§ **Problem details**
Only the lines from the one containing "Convert this chart to matplotlib code." through the one containing "0.61, 0.73, 0.60, 0.81, 0.94, 0.72, 0.60, 0.89]" are wanted. Give them again exactly, both ends included.

Dataset rows:
════════════════════

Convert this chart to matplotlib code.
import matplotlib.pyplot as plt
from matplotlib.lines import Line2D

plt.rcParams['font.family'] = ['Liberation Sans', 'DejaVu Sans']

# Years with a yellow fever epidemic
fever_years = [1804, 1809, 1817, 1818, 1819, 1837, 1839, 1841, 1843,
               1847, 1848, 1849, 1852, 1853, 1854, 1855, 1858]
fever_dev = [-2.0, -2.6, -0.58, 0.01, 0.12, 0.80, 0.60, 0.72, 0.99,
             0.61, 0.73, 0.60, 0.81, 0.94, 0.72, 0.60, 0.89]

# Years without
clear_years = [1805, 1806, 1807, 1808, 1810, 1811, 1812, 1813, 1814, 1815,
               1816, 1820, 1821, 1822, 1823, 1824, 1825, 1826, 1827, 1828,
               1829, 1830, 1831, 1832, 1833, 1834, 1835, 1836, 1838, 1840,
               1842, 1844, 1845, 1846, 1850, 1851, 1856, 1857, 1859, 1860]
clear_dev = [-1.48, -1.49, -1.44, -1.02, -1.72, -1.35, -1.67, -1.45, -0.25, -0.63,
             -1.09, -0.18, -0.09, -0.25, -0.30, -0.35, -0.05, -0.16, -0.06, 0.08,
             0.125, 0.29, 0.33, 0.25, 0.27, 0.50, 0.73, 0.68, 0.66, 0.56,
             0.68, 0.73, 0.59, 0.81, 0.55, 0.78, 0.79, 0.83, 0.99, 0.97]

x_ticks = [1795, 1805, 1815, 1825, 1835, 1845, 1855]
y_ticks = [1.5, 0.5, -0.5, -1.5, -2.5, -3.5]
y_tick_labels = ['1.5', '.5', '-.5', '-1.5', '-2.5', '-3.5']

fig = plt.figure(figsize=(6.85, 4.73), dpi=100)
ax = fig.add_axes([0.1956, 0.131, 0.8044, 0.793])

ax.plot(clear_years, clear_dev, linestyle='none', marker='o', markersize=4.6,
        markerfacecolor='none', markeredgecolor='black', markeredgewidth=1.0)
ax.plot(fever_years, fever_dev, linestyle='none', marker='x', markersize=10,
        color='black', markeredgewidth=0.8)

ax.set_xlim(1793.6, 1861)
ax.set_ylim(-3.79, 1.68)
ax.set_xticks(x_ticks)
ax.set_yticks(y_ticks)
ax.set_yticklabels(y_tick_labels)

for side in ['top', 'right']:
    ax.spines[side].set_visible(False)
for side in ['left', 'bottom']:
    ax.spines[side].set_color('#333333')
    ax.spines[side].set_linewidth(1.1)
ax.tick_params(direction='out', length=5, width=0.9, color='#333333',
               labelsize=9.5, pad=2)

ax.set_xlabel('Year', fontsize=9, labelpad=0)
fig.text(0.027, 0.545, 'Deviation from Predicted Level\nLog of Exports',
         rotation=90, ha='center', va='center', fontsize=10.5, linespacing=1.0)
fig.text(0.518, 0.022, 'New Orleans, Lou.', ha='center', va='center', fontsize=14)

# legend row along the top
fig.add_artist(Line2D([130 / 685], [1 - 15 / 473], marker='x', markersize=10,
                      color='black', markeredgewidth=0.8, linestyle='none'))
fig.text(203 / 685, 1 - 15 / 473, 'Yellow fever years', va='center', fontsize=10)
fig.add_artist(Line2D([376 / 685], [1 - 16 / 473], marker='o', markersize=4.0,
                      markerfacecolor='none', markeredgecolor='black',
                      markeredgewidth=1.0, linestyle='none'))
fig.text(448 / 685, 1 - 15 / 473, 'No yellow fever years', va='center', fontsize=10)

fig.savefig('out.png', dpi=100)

════════════════════

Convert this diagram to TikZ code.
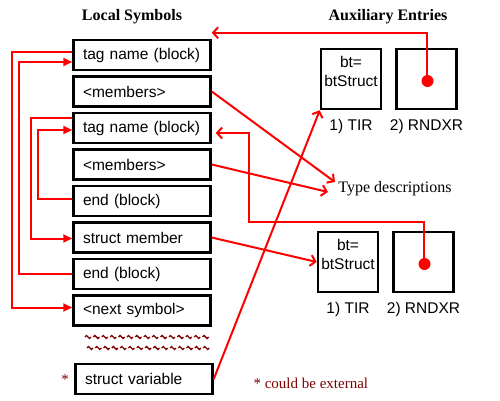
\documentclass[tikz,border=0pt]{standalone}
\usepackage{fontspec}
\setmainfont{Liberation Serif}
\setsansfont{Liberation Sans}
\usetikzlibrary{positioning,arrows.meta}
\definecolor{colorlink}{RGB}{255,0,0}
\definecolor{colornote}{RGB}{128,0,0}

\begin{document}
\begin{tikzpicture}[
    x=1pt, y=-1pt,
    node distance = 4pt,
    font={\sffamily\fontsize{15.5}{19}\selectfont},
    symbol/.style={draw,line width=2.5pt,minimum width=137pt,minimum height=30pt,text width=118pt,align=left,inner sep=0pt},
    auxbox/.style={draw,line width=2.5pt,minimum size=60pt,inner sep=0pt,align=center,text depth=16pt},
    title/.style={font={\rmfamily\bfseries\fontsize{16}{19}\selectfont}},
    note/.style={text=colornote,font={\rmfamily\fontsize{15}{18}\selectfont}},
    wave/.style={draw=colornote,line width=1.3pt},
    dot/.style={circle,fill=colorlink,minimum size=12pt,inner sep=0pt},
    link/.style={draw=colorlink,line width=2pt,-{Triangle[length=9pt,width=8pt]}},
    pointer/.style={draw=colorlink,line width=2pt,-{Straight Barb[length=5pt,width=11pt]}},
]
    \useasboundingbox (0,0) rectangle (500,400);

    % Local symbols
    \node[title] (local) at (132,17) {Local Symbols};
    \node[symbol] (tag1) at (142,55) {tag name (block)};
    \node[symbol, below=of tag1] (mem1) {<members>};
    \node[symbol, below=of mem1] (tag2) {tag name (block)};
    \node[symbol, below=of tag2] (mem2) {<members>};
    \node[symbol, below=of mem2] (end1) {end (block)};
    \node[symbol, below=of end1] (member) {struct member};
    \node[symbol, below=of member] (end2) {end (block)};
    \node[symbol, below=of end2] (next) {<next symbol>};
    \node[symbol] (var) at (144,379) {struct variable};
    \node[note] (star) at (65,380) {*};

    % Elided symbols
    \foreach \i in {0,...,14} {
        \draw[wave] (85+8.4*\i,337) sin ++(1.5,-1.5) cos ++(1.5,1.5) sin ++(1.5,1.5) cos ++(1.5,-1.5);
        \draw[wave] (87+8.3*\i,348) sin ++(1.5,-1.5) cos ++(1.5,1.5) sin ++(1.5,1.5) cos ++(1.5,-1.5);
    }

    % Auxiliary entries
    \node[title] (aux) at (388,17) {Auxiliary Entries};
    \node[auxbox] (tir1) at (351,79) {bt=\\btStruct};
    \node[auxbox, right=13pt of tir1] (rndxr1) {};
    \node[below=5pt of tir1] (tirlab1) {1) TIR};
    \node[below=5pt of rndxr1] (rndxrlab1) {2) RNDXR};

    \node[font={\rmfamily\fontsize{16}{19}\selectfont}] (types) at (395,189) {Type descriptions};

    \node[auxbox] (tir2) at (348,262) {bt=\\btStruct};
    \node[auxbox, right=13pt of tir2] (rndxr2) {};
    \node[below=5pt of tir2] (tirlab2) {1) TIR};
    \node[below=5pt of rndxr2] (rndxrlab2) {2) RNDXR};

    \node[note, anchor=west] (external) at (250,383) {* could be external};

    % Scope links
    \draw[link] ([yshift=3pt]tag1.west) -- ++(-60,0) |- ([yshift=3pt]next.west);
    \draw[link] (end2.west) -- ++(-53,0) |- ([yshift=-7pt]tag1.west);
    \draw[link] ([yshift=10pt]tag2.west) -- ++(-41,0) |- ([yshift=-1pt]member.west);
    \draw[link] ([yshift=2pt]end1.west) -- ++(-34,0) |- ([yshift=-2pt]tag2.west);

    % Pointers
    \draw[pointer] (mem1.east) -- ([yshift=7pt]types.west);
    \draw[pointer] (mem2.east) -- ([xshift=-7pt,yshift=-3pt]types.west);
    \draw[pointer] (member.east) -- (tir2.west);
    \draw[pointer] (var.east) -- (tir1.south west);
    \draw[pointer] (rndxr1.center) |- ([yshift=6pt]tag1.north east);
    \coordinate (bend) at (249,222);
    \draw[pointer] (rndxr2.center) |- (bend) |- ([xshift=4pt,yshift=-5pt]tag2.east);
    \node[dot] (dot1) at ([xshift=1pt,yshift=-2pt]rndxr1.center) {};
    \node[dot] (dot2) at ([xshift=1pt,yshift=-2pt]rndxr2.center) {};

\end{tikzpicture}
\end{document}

════════════════════

§ **Solution to this problem**
Convert this chart to matplotlib code.
import matplotlib.pyplot as plt
from matplotlib.lines import Line2D

plt.rcParams['font.family'] = ['Liberation Sans', 'DejaVu Sans']

# Years with a yellow fever epidemic
fever_years = [1804, 1809, 1817, 1818, 1819, 1837, 1839, 1841, 1843,
               1847, 1848, 1849, 1852, 1853, 1854, 1855, 1858]
fever_dev = [-2.0, -2.6, -0.58, 0.01, 0.12, 0.80, 0.60, 0.72, 0.99,
             0.61, 0.73, 0.60, 0.81, 0.94, 0.72, 0.60, 0.89]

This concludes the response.